The issue of maintaining freshness can occur, for example, when the dry solid is a finely ground coffee. This issue is largely the result of unwanted oxidation of critical flavor and aroma compounds in the coffee grounds, a problem that can be exacerbated by the fact that ground coffee presents a very large surface area to its ambient environment. While some manufactures may attempt to address this problem using MAP (Modified Atmosphere Packaging) methods (e.g., the introduction of a non-oxidizing gas such as nitrogen in place of ambient air), their efforts are often largely unsuccessful for a number of reasons. For example, freshly roasted whole bean or ground coffee profusely outgases CO2, thus requiring a pre-packaging step to allow the grounds to “degas” prior to packaging so the receptacle does not swell or puff outwardly due to pressure created from within the receptacle, which in turn would cause the receptacle to take on the appearance of spoiled product or actually rupture the lid. In addition, this CO2 outgassing carries with it and depletes a rich mixture of fresh coffee aromas from the ground coffee. Further, coffee beans and grinds are approximately 44% oxygen by composition, which may impact the flavor and fragrance of the coffee internally after the roasting process.

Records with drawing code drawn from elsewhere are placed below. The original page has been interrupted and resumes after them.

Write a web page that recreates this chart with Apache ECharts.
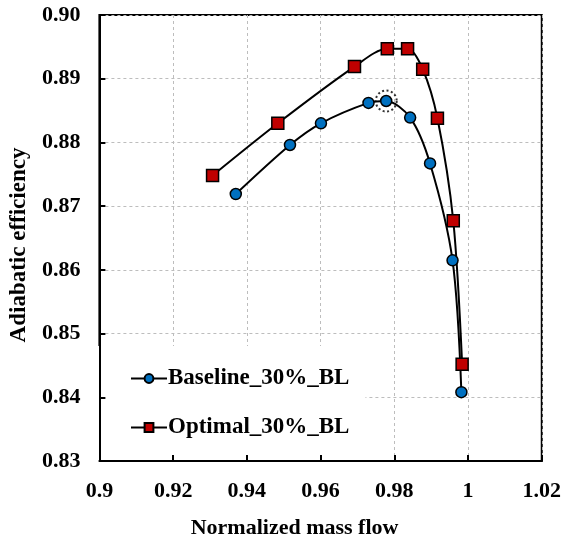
<!DOCTYPE html>
<html>
<head>
<meta charset="utf-8">
<script src="https://cdn.jsdelivr.net/npm/echarts@6/dist/echarts.min.js"></script>
<style>
  html, body { margin: 0; padding: 0; background: #fff; }
  #chart { width: 564px; height: 544px; }
</style>
</head>
<body>
<div id="chart"></div>
<script>
// Compressor performance: adiabatic efficiency versus normalized mass flow
const baselineFlow = [0.9370, 0.9517, 0.9601, 0.9730, 0.9778, 0.9843, 0.9897, 0.9958, 0.9982];
const baselineEff  = [0.8719, 0.8796, 0.8830, 0.8862, 0.8865, 0.8839, 0.8767, 0.8615, 0.8408];
const optimalFlow  = [0.9307, 0.9484, 0.9692, 0.9781, 0.9836, 0.9877, 0.9917, 0.9960, 0.9984];
const optimalEff   = [0.8748, 0.8830, 0.8919, 0.8947, 0.8947, 0.8915, 0.8838, 0.8677, 0.8452];
const xTicks = [0.9, 0.92, 0.94, 0.96, 0.98, 1, 1.02];
const yTicks = ['0.83', '0.84', '0.85', '0.86', '0.87', '0.88', '0.89', '0.90'];
const seriesNames = ['Baseline_30%_BL', 'Optimal_30%_BL'];

const FONT = '"Liberation Serif", "Times New Roman", serif';
const pair = (xs, ys) => xs.map((x, i) => [x, ys[i]]);

// peak-efficiency operating point of the baseline curve, ringed with a dotted circle
const peakIdx = baselineEff.indexOf(Math.max(...baselineEff));
const peakPoint = [baselineFlow[peakIdx], baselineEff[peakIdx]];

const chart = echarts.init(document.getElementById('chart'), null, { renderer: 'canvas' });

const gridLine = { show: true, lineStyle: { color: '#bdbdbd', type: [3, 3], width: 1 } };
const axisText = { color: '#000', fontFamily: FONT, fontWeight: 'bold', fontSize: 22 };
const frameLine = { show: true, onZero: false, lineStyle: { color: '#000', width: 2 } };
const innerTick = { show: true, inside: true, length: 6, lineStyle: { color: '#000', width: 2 } };
const xRange = { type: 'value', min: 0.9, max: 1.02, interval: 0.02 };
const yRange = { type: 'value', min: 0.83, max: 0.90, interval: 0.01 };

// Gridlines live on secondary axes at a low z so the legend box can sit over them,
// while the primary axes (frame, ticks, labels) are drawn on top of the legend.
const gridOnly = {
  axisLine: { show: false }, axisTick: { show: false }, axisLabel: { show: false },
  splitLine: gridLine, z: 0
};

chart.setOption({
  animation: false,
  backgroundColor: '#fff',
  grid: {
    left: 97, right: 19, top: 15, bottom: 76,
    show: true, borderColor: '#000', borderWidth: 2, backgroundColor: 'transparent'
  },
  xAxis: [
    Object.assign({}, xRange, {
      position: 'bottom',
      z: 5,
      name: 'Normalized mass flow',
      nameLocation: 'middle',
      nameGap: 56,
      nameTextStyle: Object.assign({}, axisText, { padding: [0, 52, 0, 0] }),
      axisLine: frameLine,
      axisTick: innerTick,
      axisLabel: Object.assign({}, axisText, {
        margin: 19,
        formatter: v => String(xTicks.find(t => Math.abs(t - v) < 1e-6) ?? v)
      }),
      splitLine: { show: false }
    }),
    Object.assign({}, xRange, gridOnly, { position: 'top' })
  ],
  yAxis: [
    Object.assign({}, yRange, {
      position: 'left',
      z: 5,
      name: 'Adiabatic efficiency',
      nameLocation: 'middle',
      nameGap: 68,
      nameRotate: 90,
      nameTextStyle: Object.assign({}, axisText, { fontSize: 23, padding: [0, 14, 0, 0] }),
      axisLine: frameLine,
      axisTick: innerTick,
      axisLabel: Object.assign({}, axisText, {
        margin: 19,
        formatter: v => yTicks[Math.round((v - 0.83) / 0.01)]
      }),
      splitLine: { show: false }
    }),
    Object.assign({}, yRange, gridOnly, { position: 'right' })
  ],
  legend: {
    data: seriesNames,
    orient: 'vertical',
    left: 97, top: 346,
    z: 4,
    backgroundColor: '#fff',
    padding: [21, 16, 30, 33],
    itemGap: 26,
    itemWidth: 36,
    itemHeight: 11,
    textStyle: Object.assign({}, axisText, { fontSize: 23, padding: [0, 0, 0, -4] })
  },
  series: [
    {
      name: seriesNames[0],
      type: 'line',
      data: pair(baselineFlow, baselineEff),
      smooth: 0.3,
      symbol: 'circle',
      symbolSize: 11,
      itemStyle: { color: '#0070C0', borderColor: '#000', borderWidth: 1.5 },
      lineStyle: { color: '#000', width: 2 },
      z: 3
    },
    {
      name: seriesNames[1],
      type: 'line',
      data: pair(optimalFlow, optimalEff),
      smooth: 0.3,
      symbol: 'rect',
      symbolSize: 12,
      itemStyle: { color: '#C00000', borderColor: '#000', borderWidth: 1.5 },
      lineStyle: { color: '#000', width: 2 },
      z: 3
    },
    {
      name: 'peak',
      type: 'scatter',
      data: [peakPoint],
      symbol: 'circle',
      symbolSize: 21,
      silent: true,
      itemStyle: { color: 'transparent', borderColor: '#000', borderWidth: 2, borderType: [2, 2.5] },
      z: 2
    }
  ]
});
</script>
</body>
</html>
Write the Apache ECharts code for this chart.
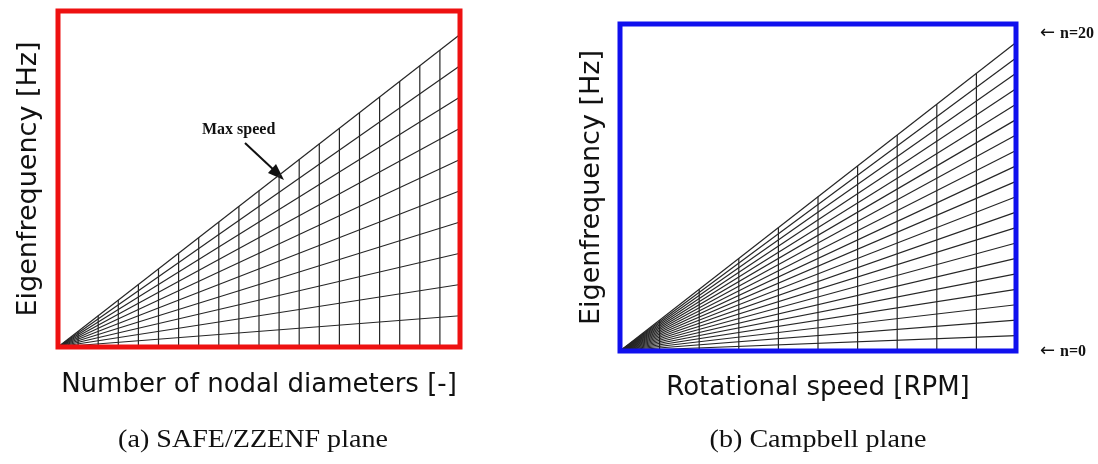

Another downfall of these receptacles that contain dry solids or powders is often their inability to create a wide range of beverage potency and serving sizes from a given packaging size. A pod that holds ten grams of ground coffee can only produce about two grams of actual brewed coffee compounds if brewed according to SCAA (Specialty Coffee Association of America) brewing guidelines. In turn, when two grams of brewed coffee compounds are diluted in a ten-oz. cup of coffee, a concentration of about a 0.75% total dissolved solids (TDS) results. TDS (in % throughout) is a measure of the combined content of inorganic and organic substances contained in a liquid in molecular, ionized or micro-granular colloidal solids suspended form. Therefore, such a cup of coffee is often considered a very weak cup of coffee for many consumers. Conversely, some brewers can over-extract the same ten grams of coffee grounds to create a higher TDS; however, the additional dissolved solids that are extracted are often harsh on the palate and can ruin the flavor integrity of the coffee. Soluble/instant coffee is often added to reduce this drawback. In addition, most brewers designed for extracting cannot deliver sufficient pressure and temperature to remove all desired compounds from the ground product, therefore often good coffee is wasted, up to 25%, and an often weaker or smaller cup of coffee is produced than desired.
Turning to the matter of recycling, the presence of leftover coffee grounds, tea leaves and/or other residual waste after brewing (e.g., spent filters left within the receptacles) typically makes receptacles unsuitable for recycling. Consumers could remove the cover from the spent receptacles and rinse out the residual material, but this is time consuming, messy, a waste of water, and/or a waste of valuable soil nutrients that could otherwise be recycled back into the farming ecosystem. Therefore, most consumers will not bother to recycle in return for such an insignificant apparent ecological gain. Recycling can also be impacted by the type of thermoplastic material used in some receptacles. For example, to minimize loss of freshness as discussed above, some manufacturers have chosen to use materials that have exceptional vapor barrier properties, for example, a laminated film material with an inner layer of ethylene vinyl alcohol (EVOH) copolymer. The combination of different thermoplastic materials in such a laminated film, which could be some combination of EVOH, polypropylene, polyethylene, PVC and/or others material, is unsuited to recycling.
Despite the disadvantages above, there still exist several different machine-based systems on the market today that create beverages from single-serving capsuled products. These have become extremely popular with consumers, primarily for the convenience they offer in making an acceptable (not necessarily excellent) cup of coffee, often causing the consumer to swap café quality brewed coffee for the convenience of a single serving home-brewed cup.
In addition to single serving capsule products, there exist frozen products such as coffee extracts and juice concentrates that are currently packaged in large containers and cans (e.g., 2 liters) for creating multiple servings of beverages from a single container. However, it is usually inconvenient and time-consuming to prepare a beverage from these frozen extracts or concentrates. Some coffee products, for example, must be slowly melted prior to use, typically over a period of several hours or days. The product is required to be stored in a refrigerator thereafter to preserve its product safety when less than all servings are consumed. Further, for beverages that are enjoyed hot, like coffee and tea, the melted extract must then be heated appropriately. Many of these products are not shelf stable, for example coffee that has a high percentage of solids in the grounds, as these solids are the result of hydrolyzed wood, which are subject to decomposition and spoilage. Accordingly, the flavor and quality in these large batch frozen products can deteriorate in a matter of hours even at refrigeration temperatures. In addition, the method of forming the final consumable beverage is not often not automated and is therefore subject to over- or under-dilution, leading to an inconsistent user experience.
As used herein, the packaging in which the frozen liquid contents are sealed, before or hereinafter, is referred to as a “receptacle.” The packaging could also be described as a cartridge, a cup, a package, a pouch, a pod, a container, a capsule, or the like.
As used herein, the space occupied by a receptacle when placed in the dispenser, before or hereinafter, is alternatively referred to as a cavity, a creation cavity, and a chamber.
As used herein, the device which is used to penetrate the bottom, sidewall or lid of a receptacle is alternatively referred to as a penetrator, needle, and/or perforator.